Cuando Videla aplastó nuestros sueños, los cubanos también sufrieron sus consecuencias. Dos de sus diplomáticos, funcionarios de la embajada, fueron secuestrados y desaparecidos en Buenos Aires en 1977. Y muchos otros fueron víctimas de las distintas dictaduras que asolaron América Latina en esa década sangrienta.

Para ese año el terrorismo de Estado había arrasado con las organizaciones armadas y con cualquier otra forma de resistencia popular. Miles de nosotros, sobrevivientes, estábamos en prisión.
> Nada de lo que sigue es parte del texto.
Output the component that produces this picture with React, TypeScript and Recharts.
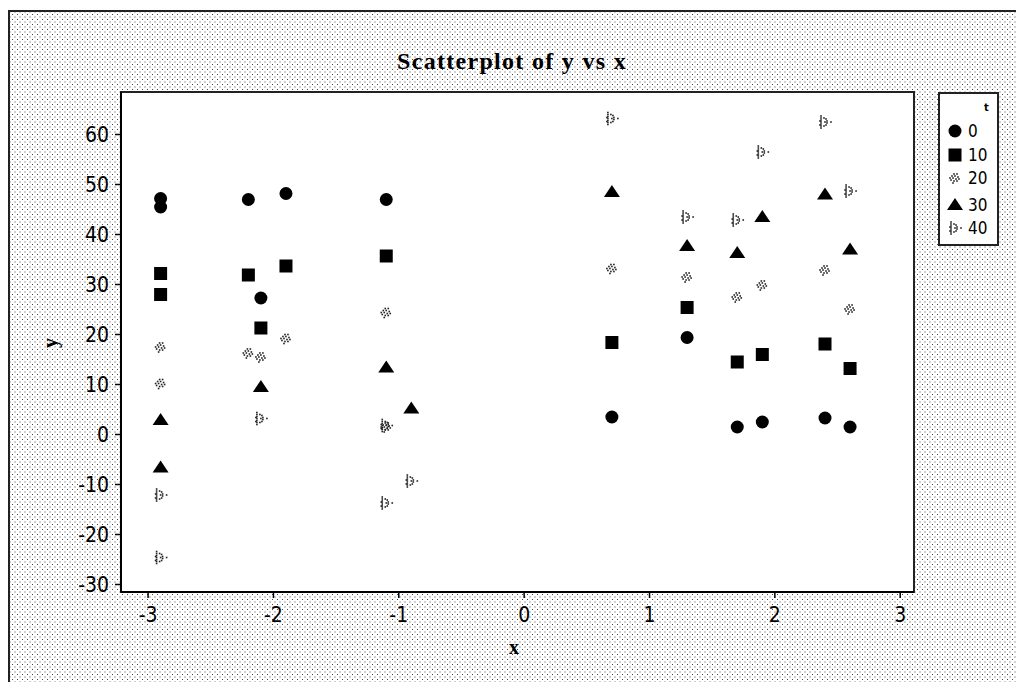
import React from "react";
import { ScatterChart, Scatter, XAxis, YAxis, ReferenceArea } from "recharts";

const groupNames = ["0", "10", "20", "30", "40"];
const xTicks = [-3, -2, -1, 0, 1, 2, 3];
const yTicks = [-30, -20, -10, 0, 10, 20, 30, 40, 50, 60];

const t0 = [
  { x: -2.9, y: 47.2 }, { x: -2.9, y: 45.5 }, { x: -2.2, y: 47.0 }, { x: -2.1, y: 27.3 },
  { x: -1.9, y: 48.2 }, { x: -1.1, y: 47.0 }, { x: 0.7, y: 3.5 }, { x: 1.3, y: 19.4 },
  { x: 1.7, y: 1.5 }, { x: 1.9, y: 2.5 }, { x: 2.4, y: 3.3 }, { x: 2.6, y: 1.5 },
];
const t10 = [
  { x: -2.9, y: 32.2 }, { x: -2.9, y: 28.0 }, { x: -2.2, y: 31.9 }, { x: -2.1, y: 21.3 },
  { x: -1.9, y: 33.7 }, { x: -1.1, y: 35.7 }, { x: 0.7, y: 18.4 }, { x: 1.3, y: 25.4 },
  { x: 1.7, y: 14.5 }, { x: 1.9, y: 16.0 }, { x: 2.4, y: 18.1 }, { x: 2.6, y: 13.2 },
];
const t20 = [
  { x: -2.9, y: 17.5 }, { x: -2.9, y: 10.2 }, { x: -2.2, y: 16.3 }, { x: -2.1, y: 15.5 },
  { x: -1.9, y: 19.2 }, { x: -1.1, y: 24.4 }, { x: -1.1, y: 1.5 }, { x: 0.7, y: 33.2 },
  { x: 1.3, y: 31.5 }, { x: 1.7, y: 27.5 }, { x: 1.9, y: 29.9 }, { x: 2.4, y: 32.9 },
  { x: 2.6, y: 25.1 },
];
const t30 = [
  { x: -2.9, y: 2.9 }, { x: -2.9, y: -6.6 }, { x: -2.1, y: 9.5 }, { x: -1.1, y: 13.4 },
  { x: -0.9, y: 5.2 }, { x: 0.7, y: 48.5 }, { x: 1.3, y: 37.7 }, { x: 1.7, y: 36.3 },
  { x: 1.9, y: 43.5 }, { x: 2.4, y: 48.0 }, { x: 2.6, y: 37.0 },
];
const t40 = [
  { x: -2.9, y: -12.1 }, { x: -2.9, y: -24.6 }, { x: -2.1, y: 3.2 }, { x: -1.1, y: -13.7 },
  { x: -1.1, y: 1.8 }, { x: -0.9, y: -9.3 }, { x: 0.7, y: 63.2 }, { x: 1.3, y: 43.5 },
  { x: 1.7, y: 42.9 }, { x: 1.9, y: 56.5 }, { x: 2.4, y: 62.5 }, { x: 2.6, y: 48.7 },
];

const xDomain: [number, number] = [-3.216, 3.11];
const yDomain: [number, number] = [-31.5, 68.5];

const DOTS20 = [
  [-1, -4], [2, -4], [-3, -2], [0, -2], [3, -1], [-5, 0], [-2, 0], [1, 1], [4, 1],
  [-4, 2], [-1, 3], [2, 3], [-2, 5],
];
const DOTS40 = [
  [-4, -6], [-4, -4], [-4, -2], [-4, 0], [-4, 2], [-4, 4], [-4, 6], [-5, -1], [-5, 3],
  [-1, -4], [1, -3], [2, -1], [0, 0], [2, 1], [1, 3], [-1, 4], [6, 0],
];

function Circle({ cx, cy }: any) {
  return <circle cx={cx} cy={cy} r={6.5} fill="#000" />;
}
function Square({ cx, cy }: any) {
  return <rect x={cx - 6.5} y={cy - 6.5} width={13} height={13} fill="#000" />;
}
function Tri({ cx, cy }: any) {
  return <polygon points={`${cx},${cy - 7} ${cx + 8},${cy + 5} ${cx - 8},${cy + 5}`} fill="#000" />;
}
function Dots({ cx, cy, dots }: any) {
  return (
    <g>
      {dots.map((d: number[], i: number) => (
        <rect key={i} x={cx + d[0] - 0.8} y={cy + d[1] - 0.8} width={1.6} height={1.6} fill="#222" />
      ))}
    </g>
  );
}
function Sym20(p: any) {
  return <Dots cx={p.cx} cy={p.cy} dots={DOTS20} />;
}
function Sym40(p: any) {
  return <Dots cx={p.cx} cy={p.cy} dots={DOTS40} />;
}

const series = [
  { name: groupNames[0], data: t0, shape: Circle },
  { name: groupNames[1], data: t10, shape: Square },
  { name: groupNames[2], data: t20, shape: Sym20 },
  { name: groupNames[3], data: t30, shape: Tri },
  { name: groupNames[4], data: t40, shape: Sym40 },
];

const FONT = "'Liberation Sans Narrow', 'DejaVu Sans Condensed', 'Roboto Condensed', sans-serif";
const tickFont = { fontFamily: FONT, fontSize: 21, fill: "#000" };

export default function App() {
  return (
    <div
      style={{
        position: "fixed",
        left: 0,
        top: 0,
        width: 1016,
        height: 682,
        background: "#fff",
        overflow: "hidden",
      }}
    >
      <div
        style={{
          position: "absolute",
          left: 8,
          top: 10,
          width: 1008,
          height: 672,
          borderLeft: "2px solid #222",
          borderTop: "2px solid #222",
          backgroundColor: "#fff",
          backgroundImage:
            "radial-gradient(circle, #444 0.55px, transparent 0.85px), radial-gradient(circle, #444 0.55px, transparent 0.85px)",
          backgroundSize: "5px 5px, 5px 5px",
          backgroundPosition: "0 0, 2.5px 2.5px",
        }}
      />
      <div style={{ position: "absolute", left: 0, top: 0 }}>
        <ScatterChart width={1016} height={682} margin={{ top: 92, right: 102, left: 61, bottom: 30 }}>
          <ReferenceArea
            x1={xDomain[0]}
            x2={xDomain[1]}
            y1={yDomain[0]}
            y2={yDomain[1]}
            fill="#fff"
            fillOpacity={1}
            stroke="#222"
            strokeWidth={2}
          />
          <XAxis
            type="number"
            dataKey="x"
            domain={xDomain}
            ticks={xTicks}
            allowDataOverflow
            height={60}
            tick={tickFont}
            tickSize={6}
            tickMargin={9}
            axisLine={{ stroke: "#000", strokeWidth: 2 }}
            tickLine={{ stroke: "#000", strokeWidth: 1.5 }}
          />
          <YAxis
            type="number"
            dataKey="y"
            domain={yDomain}
            ticks={yTicks}
            allowDataOverflow
            width={60}
            tick={tickFont}
            tickSize={6}
            tickMargin={6}
            axisLine={{ stroke: "#000", strokeWidth: 2 }}
            tickLine={{ stroke: "#000", strokeWidth: 1.5 }}
          />
          {series.map((s) => (
            <Scatter key={s.name} name={s.name} data={s.data} shape={s.shape} isAnimationActive={false} />
          ))}
        </ScatterChart>
      </div>
      <div
        style={{
          position: "absolute",
          left: 0,
          width: 1024,
          top: 46,
          textAlign: "center",
          fontFamily: "'Liberation Serif', 'DejaVu Serif', serif",
          fontWeight: "bold",
          fontSize: 24,
          letterSpacing: "1.3px",
          lineHeight: "30px",
          color: "#000",
        }}
      >
        Scatterplot of y vs x
      </div>
      <div
        style={{
          position: "absolute",
          left: 504,
          top: 636,
          width: 20,
          textAlign: "center",
          fontFamily: "'Liberation Serif', serif",
          fontWeight: "bold",
          fontSize: 20,
          color: "#000",
        }}
      >
        x
      </div>
      <div
        style={{
          position: "absolute",
          left: 40,
          top: 332,
          width: 20,
          height: 22,
          textAlign: "center",
          fontFamily: "'Liberation Serif', serif",
          fontWeight: "bold",
          fontSize: 20,
          lineHeight: "22px",
          color: "#000",
          transform: "rotate(-90deg)",
        }}
      >
        y
      </div>
      <div
        style={{
          position: "absolute",
          left: 938,
          top: 92,
          width: 57,
          height: 150,
          border: "2px solid #222",
          background: "#fff",
        }}
      >
        <div
          style={{
            position: "absolute",
            left: 44,
            top: 7,
            fontFamily: "'DejaVu Sans Condensed', sans-serif",
            fontSize: 11,
            fontWeight: "bold",
          }}
        >
          t
        </div>
        {series.map((s, i) => {
          const rowY = [39, 63, 86, 113, 136][i];
          const Shape = s.shape;
          return (
            <React.Fragment key={s.name}>
              <svg
                width={20}
                height={20}
                style={{ position: "absolute", left: 5, top: rowY - 10 - 2 }}
              >
                <Shape cx={10} cy={10} />
              </svg>
              <div
                style={{
                  position: "absolute",
                  left: 28,
                  top: rowY - 12,
                  fontFamily: FONT,
                  fontSize: 17,
                  lineHeight: "20px",
                  color: "#000",
                }}
              >
                {s.name}
              </div>
            </React.Fragment>
          );
        })}
      </div>
    </div>
  );
}
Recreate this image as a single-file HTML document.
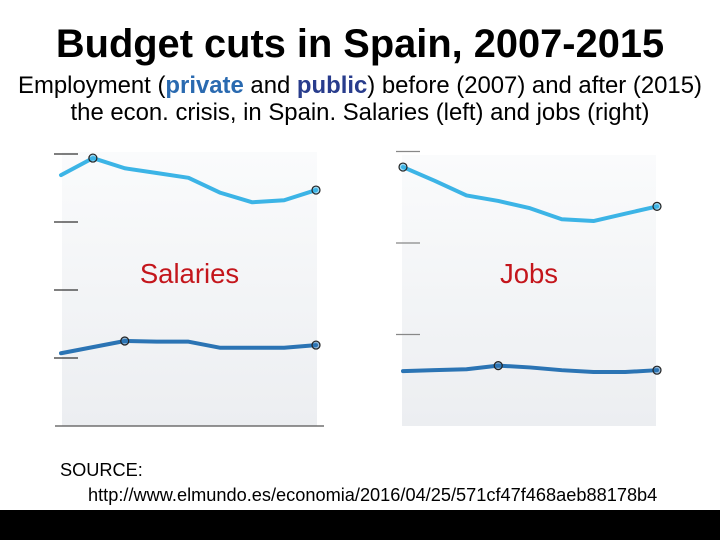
<!DOCTYPE html>
<html><head><meta charset="utf-8"><style>
body{margin:0;width:720px;height:540px;overflow:hidden;background:#fff;font-family:"Liberation Sans",sans-serif;position:relative}
.t{position:absolute;left:0;width:720px;text-align:center;white-space:nowrap}
</style></head><body>
<div class="t" style="top:22px;font-size:39.8px;font-weight:bold">Budget cuts in Spain, 2007-2015</div>
<div class="t" style="top:72px;font-size:23.9px;line-height:27px">Employment (<span style="color:#2a6ab0;font-weight:bold">private</span> and <span style="color:#283c8c;font-weight:bold">public</span>) before (2007) and after (2015)<br>the econ. crisis, in Spain. Salaries (left) and jobs (right)</div>
<svg width="720" height="540" style="position:absolute;left:0;top:0">
<defs><linearGradient id="g" x1="0" y1="0" x2="0" y2="1"><stop offset="0" stop-color="#fafbfc"/><stop offset="1" stop-color="#eceef1"/></linearGradient></defs>
<g id="left"></g>
<g id="right"></g>
</svg>
<div style="position:absolute;left:60px;top:458px;font-size:18.2px;line-height:25px;white-space:nowrap">SOURCE:<br><span style="padding-left:28px">http://www.elmundo.es/economia/2016/04/25/571cf47f468aeb88178b4</span><br><span style="padding-left:28px">070.html</span></div>
<div style="position:absolute;left:0;top:510px;width:720px;height:30px;background:#000"></div>
<script>
const years=[2007,2008,2009,2010,2011,2012,2013,2014,2015];
const salPrivate=[36.9,39.4,37.9,37.2,36.5,34.3,32.9,33.2,34.7];
const salPublic=[10.7,11.6,12.5,12.4,12.4,11.5,11.5,11.5,11.9];
const salTicks=[0,10,20,30,40];
const jobPrivate=[283,268,252,246,238,226,224,232,240];
const jobPublic=[60,61,62,66,64,61,59,59,61];
const jobTicks=[100,200,300];
const salMarkersPriv=[1,8],salMarkersPub=[2,8];
const jobMarkersPriv=[0,8],jobMarkersPub=[3,8];
const NS="http://www.w3.org/2000/svg";
function mk(p,t,a){const e=document.createElementNS(NS,t);for(const k in a)e.setAttribute(k,a[k]);p.appendChild(e);return e;}
function draw(g,o){
 const x=i=>o.x0+(o.x1-o.x0)*(i/(years.length-1));
 const y=v=>o.yb-v*o.k;
 const bg=mk(g,'rect',{x:o.bx,y:o.by,width:o.bw,height:o.yb-o.by,fill:'url(#g)'});
 
 o.ticks.forEach(t=>{const l=mk(g,'line',{x1:o.tx,x2:o.tx+24,y1:y(t),y2:y(t),stroke:o.tc,'stroke-width':1.2});
  });
 if(o.axis){const a=mk(g,'line',{x1:55,x2:324,y1:o.yb,y2:o.yb,stroke:'#555','stroke-width':1.2});
  }
 const lab=mk(g,'text',{x:(o.bx+o.bw/2),y:283,'text-anchor':'middle','font-size':27.5,fill:'#c4161c','font-family':'Liberation Sans, sans-serif'});
 lab.textContent=o.label;
 [[o.priv,'#3cb4e6',o.mp,'private-line'],[o.pub,'#2b74b4',o.mu,'public-line']].forEach(([s,c,m,n])=>{
  const p=mk(g,'polyline',{points:s.map((v,i)=>x(i)+','+y(v)).join(' '),fill:'none',stroke:c,'stroke-width':4,'stroke-linejoin':'round','stroke-linecap':'round'});
  
  m.forEach(i=>{const cc=mk(g,'circle',{cx:x(i),cy:y(s[i]),r:4,fill:c,stroke:'#222','stroke-width':1.2,'fill-opacity':0.5});
   });
 });
}
draw(document.getElementById('left'),{x0:61,x1:316,yb:426,k:6.8,bx:62,by:152,bw:255,ticks:salTicks.slice(1),tx:54,tc:'#333',axis:true,label:'Salaries',priv:salPrivate,pub:salPublic,mp:salMarkersPriv,mu:salMarkersPub});
draw(document.getElementById('right'),{x0:403,x1:657,yb:426,k:0.915,bx:402,by:155,bw:254,ticks:jobTicks,tx:396,tc:'#888',axis:false,label:'Jobs',priv:jobPrivate,pub:jobPublic,mp:jobMarkersPriv,mu:jobMarkersPub});
</script>
</body></html>
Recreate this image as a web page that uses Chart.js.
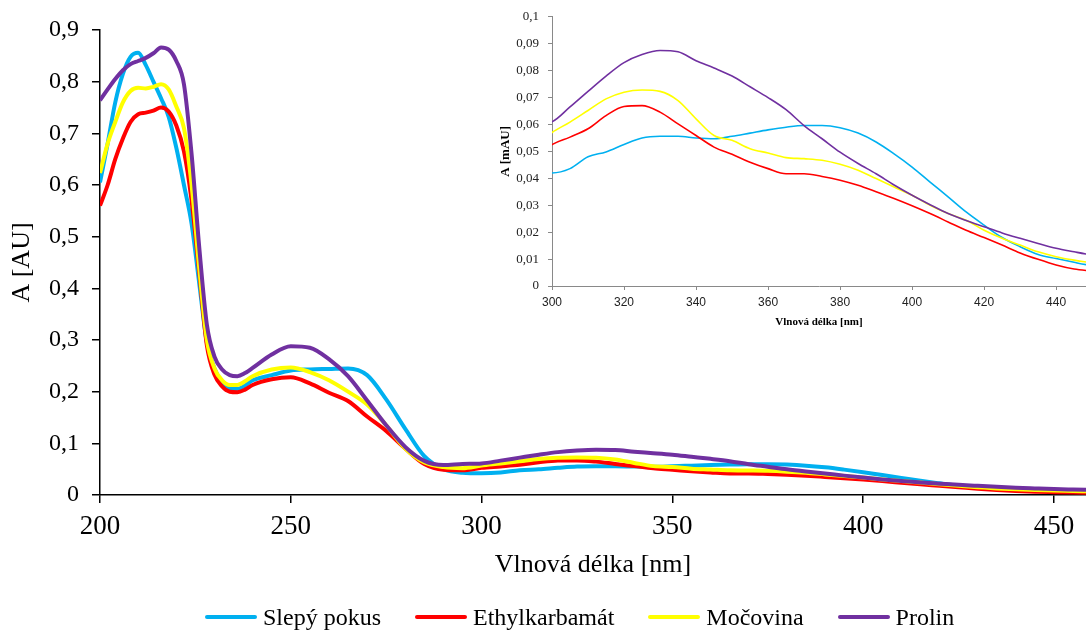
<!DOCTYPE html>
<html>
<head>
<meta charset="utf-8">
<script src="https://cdn.jsdelivr.net/npm/chart.js@4.4.1/dist/chart.umd.min.js"></script>
<style>
  html, body { margin: 0; padding: 0; background: #fff; }
  #wrap { position: relative; width: 1086px; height: 630px; overflow: hidden; }
  #main { position: absolute; left: 0; top: 0; }
  #inset { position: absolute; left: 470px; top: 0; }
  #legend {
    position: absolute; left: 205px; top: 602px; height: 30px;
    display: flex; align-items: center; white-space: nowrap;
    font-family: "Liberation Serif", "Times New Roman", serif; font-size: 24px; color: #000;
  }
  .item { display: flex; align-items: center; margin-right: 34px; }
  .swatch { width: 52px; height: 4px; margin-right: 6px; border-radius: 2px; }
</style>
</head>
<body>
<div id="wrap">
  <canvas id="main" width="1086" height="630"></canvas>
  <canvas id="inset" width="616" height="335"></canvas>
  <div id="legend"></div>
</div>
<script>
// wavelengths (nm) - 2 nm steps up to 240, then 5 nm steps
const wavelengths = [
  200, 202, 204, 206, 208, 210, 212, 214, 216, 218, 220, 222, 224, 226, 228, 230, 232, 234, 236, 238, 240,
  245, 250, 255, 260, 265, 270, 275, 280, 285, 290, 295, 300,
  305, 310, 315, 320, 325, 330, 335, 340, 345, 350,
  355, 360, 365, 370, 375, 380, 385, 390, 395, 400,
  405, 410, 415, 420, 425, 430, 435, 440, 445, 450,
  455, 460
];

const slepyPokus = [
  0.605, 0.68, 0.76, 0.815, 0.848, 0.856, 0.832, 0.8, 0.768, 0.732, 0.672, 0.6, 0.525, 0.41, 0.295, 0.245, 0.218, 0.206, 0.205, 0.212, 0.222,
  0.232, 0.241, 0.243, 0.244, 0.245, 0.232, 0.185, 0.128, 0.075, 0.05, 0.043, 0.042,
  0.0436, 0.048, 0.0498, 0.0526, 0.055, 0.0556, 0.0556, 0.055, 0.0547, 0.0556,
  0.0568, 0.058, 0.059, 0.0596, 0.0596, 0.0588, 0.0568, 0.0535, 0.0491, 0.0442,
  0.0386, 0.0331, 0.0275, 0.0226, 0.018, 0.0146, 0.0117, 0.0102, 0.0088, 0.0075,
  0.0065, 0.0057
];

const ethylkarbamat = [
  0.56, 0.6, 0.65, 0.69, 0.722, 0.737, 0.74, 0.744, 0.75, 0.742, 0.715, 0.665, 0.57, 0.43, 0.29, 0.233, 0.21, 0.2, 0.199, 0.204, 0.213,
  0.224, 0.228, 0.216, 0.198, 0.182, 0.152, 0.124, 0.09, 0.06, 0.049, 0.048, 0.0525,
  0.0553, 0.0584, 0.0633, 0.0667, 0.067, 0.0646, 0.0602, 0.0559, 0.0516, 0.0489,
  0.046, 0.0436, 0.0417, 0.0417, 0.0407, 0.0393, 0.0374, 0.035, 0.0325, 0.0298,
  0.0269, 0.0238, 0.0207, 0.018, 0.0152, 0.0123, 0.0099, 0.0078, 0.0063, 0.0055,
  0.0048, 0.0042
];

const mocovina = [
  0.623, 0.68, 0.722, 0.76, 0.782, 0.788, 0.787, 0.79, 0.795, 0.785, 0.752, 0.71, 0.6, 0.44, 0.3, 0.245, 0.222, 0.213, 0.213, 0.22, 0.23,
  0.243, 0.247, 0.238, 0.222, 0.2, 0.175, 0.135, 0.09, 0.063, 0.054, 0.052, 0.057,
  0.0609, 0.0652, 0.0695, 0.072, 0.0728, 0.0723, 0.0689, 0.0621, 0.0559, 0.0541,
  0.051, 0.0494, 0.0477, 0.0473, 0.0467, 0.0452, 0.043, 0.0399, 0.0368, 0.0337,
  0.03, 0.0269, 0.0244, 0.0207, 0.0177, 0.0152, 0.0127, 0.0109, 0.0096, 0.0086,
  0.0078, 0.007
];

const prolin = [
  0.764, 0.785, 0.805, 0.822, 0.834, 0.84, 0.846, 0.855, 0.866, 0.862, 0.84, 0.795, 0.66, 0.48, 0.33, 0.268, 0.243, 0.232, 0.23, 0.236, 0.246,
  0.272, 0.288, 0.285, 0.263, 0.23, 0.183, 0.135, 0.093, 0.066, 0.058, 0.06, 0.061,
  0.0665, 0.0723, 0.078, 0.083, 0.086, 0.0875, 0.087, 0.0837, 0.081, 0.078,
  0.074, 0.07, 0.0655, 0.0596, 0.0547, 0.0497, 0.0455, 0.0417, 0.0375, 0.0337,
  0.0302, 0.0269, 0.0243, 0.022, 0.0197, 0.0177, 0.0158, 0.014, 0.0127, 0.0115,
  0.0106, 0.0098
];

const seriesNames = ["Slepý pokus", "Ethylkarbamát", "Močovina", "Prolin"];
const seriesValues = [slepyPokus, ethylkarbamat, mocovina, prolin];
const seriesColors = ["#00B0F0", "#FF0000", "#FFFF00", "#7030A0"];

const SERIF = "'Liberation Serif', 'Times New Roman', serif";
const SANS = "'Liberation Sans', Arial, sans-serif";

const comma = (v) => {
  const r = Math.round(v * 1000) / 1000;
  return r === 0 ? "0" : String(r).replace(".", ",");
};

function makeSets (width) {
  return seriesNames.map((name, i) => ({
    label: name,
    data: wavelengths.map((x, j) => ({ x, y: seriesValues[i][j] })),
    borderColor: seriesColors[i],
    backgroundColor: seriesColors[i],
    borderWidth: width,
    pointRadius: 0,
    cubicInterpolationMode: "monotone",
    fill: false
  })).reverse();
}

// main chart
new Chart(document.getElementById("main"), {
  type: "line",
  data: { datasets: makeSets(4) },
  options: {
    responsive: false,
    animation: false,
    devicePixelRatio: 1,
    layout: { padding: { top: 30, right: 0, left: 0, bottom: 0 } },
    plugins: { legend: { display: false }, tooltip: { enabled: false } },
    scales: {
      x: {
        type: "linear",
        min: 200,
        max: 458.4,
        afterFit: (s) => { s.height = 135; },
        ticks: { stepSize: 50, includeBounds: false, color: "#000", padding: 8, font: { family: SERIF, size: 27 } },
        grid: { drawOnChartArea: false, color: "#000", tickLength: 8, lineWidth: 1.5 },
        border: { color: "#000", width: 1.5 },
        title: { display: true, text: "Vlnová délka [nm]", color: "#000", padding: { top: 0, bottom: 49.4 }, font: { family: SERIF, size: 26 } }
      },
      y: {
        min: 0,
        max: 0.9,
        afterFit: (s) => { s.width = 100; },
        ticks: { stepSize: 0.1, color: "#000", padding: 13, callback: comma, font: { family: SERIF, size: 24 } },
        grid: { drawOnChartArea: false, color: "#000", tickLength: 8, lineWidth: 1.5 },
        border: { color: "#000", width: 1.5 },
        title: { display: true, text: "A [AU]", color: "#000", padding: { top: 6.4, bottom: 0 }, font: { family: SERIF, size: 26 } }
      }
    }
  }
});

// inset chart
new Chart(document.getElementById("inset"), {
  type: "line",
  data: { datasets: makeSets(1.6) },
  options: {
    responsive: false,
    animation: false,
    devicePixelRatio: 1,
    layout: { padding: { top: 16, right: 0, left: 0, bottom: 0 } },
    plugins: { legend: { display: false }, tooltip: { enabled: false } },
    scales: {
      x: {
        type: "linear",
        min: 300,
        max: 448.3,
        afterFit: (s) => { s.height = 49; },
        ticks: { stepSize: 20, includeBounds: false, color: "#222", padding: 5.8, font: { family: SANS, size: 12 } },
        grid: { drawOnChartArea: false, color: "#898989", tickLength: 4, lineWidth: 1 },
        border: { color: "#898989", width: 1 },
        title: { display: true, text: "Vlnová délka [nm]", color: "#000", padding: { top: 0, bottom: 6.4 }, font: { family: SERIF, size: 11, weight: "bold" } }
      },
      y: {
        min: 0,
        max: 0.1,
        afterFit: (s) => { s.width = 82; },
        ticks: { stepSize: 0.01, color: "#222", padding: 9, callback: comma, font: { family: SERIF, size: 13 } },
        grid: { drawOnChartArea: false, color: "#898989", tickLength: 4, lineWidth: 1 },
        border: { color: "#898989", width: 1 },
        title: { display: true, text: "A [mAU]", color: "#000", padding: { top: 27.7, bottom: 0 }, font: { family: SERIF, size: 13, weight: "bold" } }
      }
    }
  }
});

// legend
const legend = document.getElementById("legend");
seriesNames.forEach((name, i) => {
  const item = document.createElement("div");
  item.className = "item";
  const sw = document.createElement("span");
  sw.className = "swatch";
  sw.style.background = seriesColors[i];
  const txt = document.createElement("span");
  txt.textContent = name;
  item.appendChild(sw);
  item.appendChild(txt);
  legend.appendChild(item);
});
</script>
</body>
</html>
Entre ellos un compañero que tuvo la desgracia de llamarse Fidel Castro. Sus padres, cuando lo bautizaron, no habían previsto esa circunstancia y, junto a Juan Martín Guevara, el hermano del Che, tuvieron una cuota extra de palizas por portación de apellido.

Junto a mis compañeros de cautiverio, solíamos reconstruir los discursos de Fidel uniendo los fragmentos que cada uno sabía de memoria. Los escribíamos en finísimos papel de cigarrillos y los hacíamos circular clandestinamente entre los distintos pabellones. Sus palabras nos daban ánimos, reafirmaban nuestras convicciones y alumbraban nuestras esperanzas.

Una mañana muy fría en el penal de Rawson, durante la visita, mi padre, que nunca me abandonó en ese desamparo, me abrazó en la despedida y me recordó aquel regalo de Reyes. La escopeta que disparaba un corcho y “que era igual a la que había usado Fidel para derrocar al Sargento Batista”. De alguna manera él, como yo, lo seguía admirando.

Ayer, miles de cubanos despidieron al Comandante, y frente a cualquier duda sobre el futuro de la isla respondieron convencidos: “Yo soy Fidel”.

De una manera u otra, nosotros también lo somos.